Cleófilas is a young Mexican woman who marries and has to put up with abuse from her husband. Her husband beats her for no reason whatsoever. Cleófilas claims that “No, she won’t mention it. She promises. If the doctor asks she can say she fell down the front steps or slipped when she was out in the backyard, slipped out back, she could tell him that” (Cisneros 226). The quote shows how her husband was abusing her and she is so used to his abuse that she made lies about it to cover it up. Her husband also doesn’t care about Cleófilas’s health and she argues that “She has to go, so she can make sure the new baby is all right, so there won’t be any problems when he’s born, and the appointment card says next Tuesday” (Cisneros 226). The quote shows how she had to depend on her husband to take her baby to the hospital. She couldn’t just take the baby herself without any trouble. She relies on her husband to take her because men are more dominant in their culture. At the end of the story, Cleófilas is shocked when Felice yells as they cross La Gritona because she isn’t used to women asserting themselves or being loud in her culture.
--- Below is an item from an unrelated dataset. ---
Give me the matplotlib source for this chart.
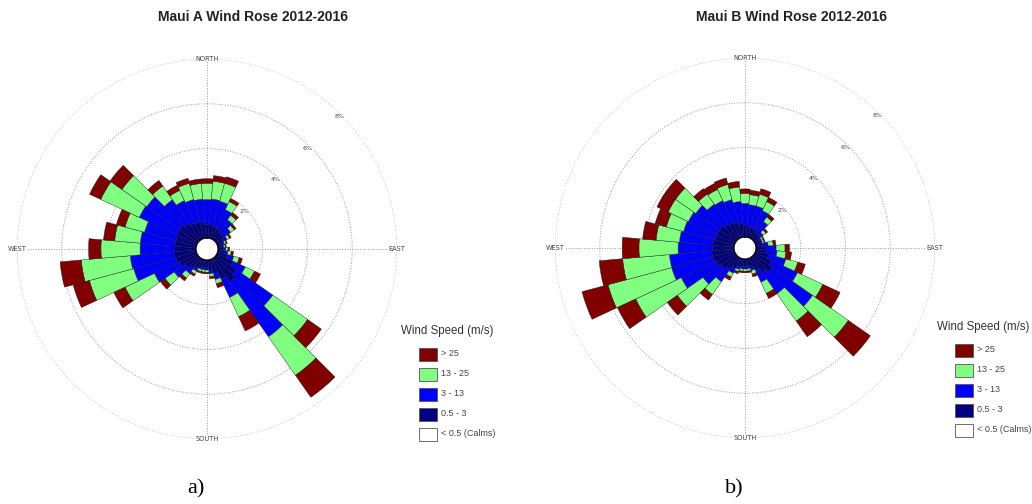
import numpy as np
import matplotlib
matplotlib.use('Agg')
from matplotlib import pyplot as plt
from matplotlib.patches import Rectangle

dirs = np.arange(0, 360, 10)

# Maui A: cumulative frequency (%) at the top of each speed class
a_top_05_3 = [0.6, 0.6, 0.55, 0.5, 0.45, 0.4, 0.3, 0.22, 0.2, 0.22, 0.28, 0.45,
              0.8, 1.1, 1.3, 1.0, 0.65, 0.45, 0.35, 0.35, 0.38, 0.45, 0.55, 0.7,
              0.85, 0.95, 1.0, 0.95, 0.95, 0.95, 1.0, 1.0, 0.9, 0.8, 0.75, 0.7]
a_top_3_13 = [1.72, 1.75, 1.72, 1.45, 1.1, 0.8, 0.5, 0.32, 0.27, 0.35, 0.45, 0.75,
              1.4, 3.1, 4.3, 1.9, 0.92, 0.62, 0.45, 0.45, 0.45, 0.6, 0.85, 1.3,
              2.1, 2.9, 2.95, 2.5, 2.5, 2.4, 2.85, 2.8, 2.2, 1.9, 1.8, 1.75]
a_top_13_25 = [2.45, 2.55, 2.55, 1.85, 1.35, 1.0, 0.62, 0.4, 0.33, 0.45, 0.6, 1.0,
               1.85, 5.0, 6.4, 2.85, 1.12, 0.75, 0.55, 0.55, 0.55, 0.75, 1.1, 1.8,
               3.55, 4.95, 5.15, 4.25, 3.65, 3.3, 4.75, 4.15, 2.95, 2.4, 2.55, 2.45]
a_top_25 = [2.65, 2.8, 2.85, 2.0, 1.5, 1.1, 0.7, 0.45, 0.38, 0.52, 0.7, 1.15,
            2.15, 5.75, 7.6, 3.55, 1.3, 0.85, 0.62, 0.62, 0.62, 0.85, 1.25, 2.05,
            4.1, 5.7, 6.1, 4.8, 4.15, 3.7, 5.3, 4.8, 3.25, 2.65, 2.78, 2.65]

# Maui B
b_top_05_3 = [0.5, 0.45, 0.45, 0.4, 0.35, 0.3, 0.22, 0.22, 0.3, 0.4, 0.45, 0.6,
              0.8, 1.0, 0.85, 0.6, 0.4, 0.35, 0.35, 0.35, 0.38, 0.5, 0.7, 0.8,
              0.9, 1.0, 1.0, 0.95, 0.95, 0.9, 0.9, 0.9, 0.8, 0.75, 0.7, 0.6]
b_top_3_13 = [1.5, 1.45, 1.45, 1.35, 0.95, 0.5, 0.32, 0.32, 0.55, 0.9, 0.95, 1.4,
              2.1, 3.2, 2.0, 1.2, 0.55, 0.45, 0.45, 0.45, 0.5, 0.75, 1.35, 1.8,
              2.65, 2.9, 2.9, 2.5, 2.45, 2.35, 2.3, 2.2, 1.9, 1.85, 1.75, 1.6]
b_top_13_25 = [1.95, 1.9, 2.0, 1.8, 1.2, 0.65, 0.4, 0.4, 0.78, 1.3, 1.35, 1.95,
               3.35, 5.15, 3.5, 1.75, 0.72, 0.55, 0.55, 0.55, 0.6, 0.95, 2.05, 3.2,
               4.9, 5.85, 5.0, 4.25, 3.5, 3.15, 3.3, 3.3, 2.45, 2.4, 2.45, 2.25]
b_top_25 = [2.15, 2.1, 2.25, 2.0, 1.35, 0.75, 0.45, 0.45, 0.9, 1.5, 1.6, 2.3,
            4.2, 6.35, 4.35, 2.0, 0.85, 0.62, 0.62, 0.62, 0.7, 1.1, 2.35, 3.75,
            5.8, 7.05, 6.05, 5.0, 4.1, 3.67, 3.85, 3.85, 2.75, 2.7, 2.75, 2.5]

classes = ['> 25', '13 - 25', '3 - 13', '0.5 - 3', '< 0.5 (Calms)']
colors = ['#800000', '#80ff80', '#0000ff', '#000080', '#ffffff']
rings = [2, 4, 6, 8]


def rose(ax, tops):
    ax.set_theta_zero_location('N')
    ax.set_theta_direction(-1)
    th = np.radians(dirs)
    w = np.radians(10)
    bottom = np.zeros(len(dirs))
    # tops go from inner (0.5-3) to outer (>25)
    for top, c in zip(tops, ['#000080', '#0000ff', '#80ff80', '#800000']):
        top = np.array(top)
        ax.bar(th, top - bottom, width=w, bottom=bottom, color=c,
               edgecolor='#1a1a1a', linewidth=0.3, zorder=2)
        bottom = top
    ax.set_ylim(0, 8)
    ax.set_rorigin(-0.49)
    ax.set_xticks(np.radians([0, 90, 180, 270]))
    ax.set_xticklabels([])
    ax.set_yticks(rings)
    ax.set_yticklabels([])
    ax.grid(True, linestyle=':', color='#9a9a9a', linewidth=0.7)
    ax.set_axisbelow(True)
    ax.spines['polar'].set_visible(False)
    ax.tick_params(length=0)
    for ang, lab in zip([0, 90, 180, 270], ['NORTH', 'EAST', 'SOUTH', 'WEST']):
        ax.text(np.radians(ang), 8, lab, fontsize=4.8, color='#444444',
                ha='center', va='center', zorder=3,
                bbox=dict(facecolor='white', edgecolor='none', pad=0.3))
    for v in rings:
        ax.text(np.radians(45), v - 0.12, '%d%%' % v, fontsize=4.6,
                color='#444444', ha='center', va='center', zorder=3,
                bbox=dict(facecolor='white', edgecolor='none', pad=0.2))


def legend(fig, x, y):
    W, H = 1032.0, 504.0
    fig.text(x / W, 1 - y / H, 'Wind Speed (m/s)', fontsize=8.3,
             family='Liberation Sans', color='#333333', va='center')
    for i, (lab, c) in enumerate(zip(classes, colors)):
        yc = y + 23 + i * 20
        fig.add_artist(Rectangle(((x + 18) / W, 1 - (yc + 6.5) / H), 18 / W, 13 / H,
                                 transform=fig.transFigure, facecolor=c,
                                 edgecolor='#555555', linewidth=0.6))
        fig.text((x + 40) / W, 1 - yc / H, lab, fontsize=6.5,
                 family='Liberation Sans', color='#444444', va='center')


fig = plt.figure(figsize=(10.32, 5.04), dpi=100)
R = 190.0
for cx, cy, tops, title, cap, tx in [
        (207, 249, [a_top_05_3, a_top_3_13, a_top_13_25, a_top_25],
         'Maui A Wind Rose 2012-2016', 'a)', 253),
        (745, 248, [b_top_05_3, b_top_3_13, b_top_13_25, b_top_25],
         'Maui B Wind Rose 2012-2016', 'b)', 791)]:
    ax = fig.add_axes([(cx - R) / 1032, (504 - cy - R) / 504, 2 * R / 1032, 2 * R / 504],
                      projection='polar')
    rose(ax, tops)
    fig.text(tx / 1032, 1 - 17 / 504, title, fontsize=10, fontweight='bold',
             family='Liberation Sans', color='#222222', ha='center', va='center')
    fig.text((cx - 11) / 1032, 1 - 489 / 504, cap, fontsize=16,
             family='Liberation Serif', ha='center', va='center')

legend(fig, 401, 331)
legend(fig, 937, 327)

fig.savefig('out.png', dpi=100)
Many Mexican American women struggled with poverty in their culture. Poverty is described as “the lack of enough income and resources to live adequately by community standards” (Allard). Poverty causes “suffering, malnutrition, poor health, and loss of life” (Allard). It is said that “inadequate food, medical care, and education reduce the economic and social contributions of poor individuals” (Allard).
Many people throughout the world struggle with poverty including Mexican American women.
In “Woman Hollering Creek”, Cleófilas and her husband struggle with poverty throughout the story. They struggle to pay their bills and take care of the baby. Cleófilas knows that “it’s difficult saving money with all the bills they have, but how else are they going to get out of debt with the truck payments” (Cisneros 226). The quote shows how they don’t have much money and are in debt. Other example would been “and her requests to fix this and this and this because if she had any brains in her head she’d realize he’s been up before the rooster earning his living to pay for the food in her belly and the roof over her head” (Cisneros 223). Cleófilas puts in extra effort to fix up their house, while her husband doesn’t care about her efforts to make their house nicer.
In conclusion, many feminists have challenged the traditional gender roles and demanded more opportunities for women throughout history. Sandra Cisneros, an awarded writer and social critic, deals with gender roles in her own writings, using her experiences as a Mexican American woman. Sandra Cisneros’s portrayal of female characters within her stories are typical of the setting’s time period because women were expected to be perfect wives and mothers in society and they were often viewed as being subservient to the men in their culture, a common theme, in Cisneros’s writing.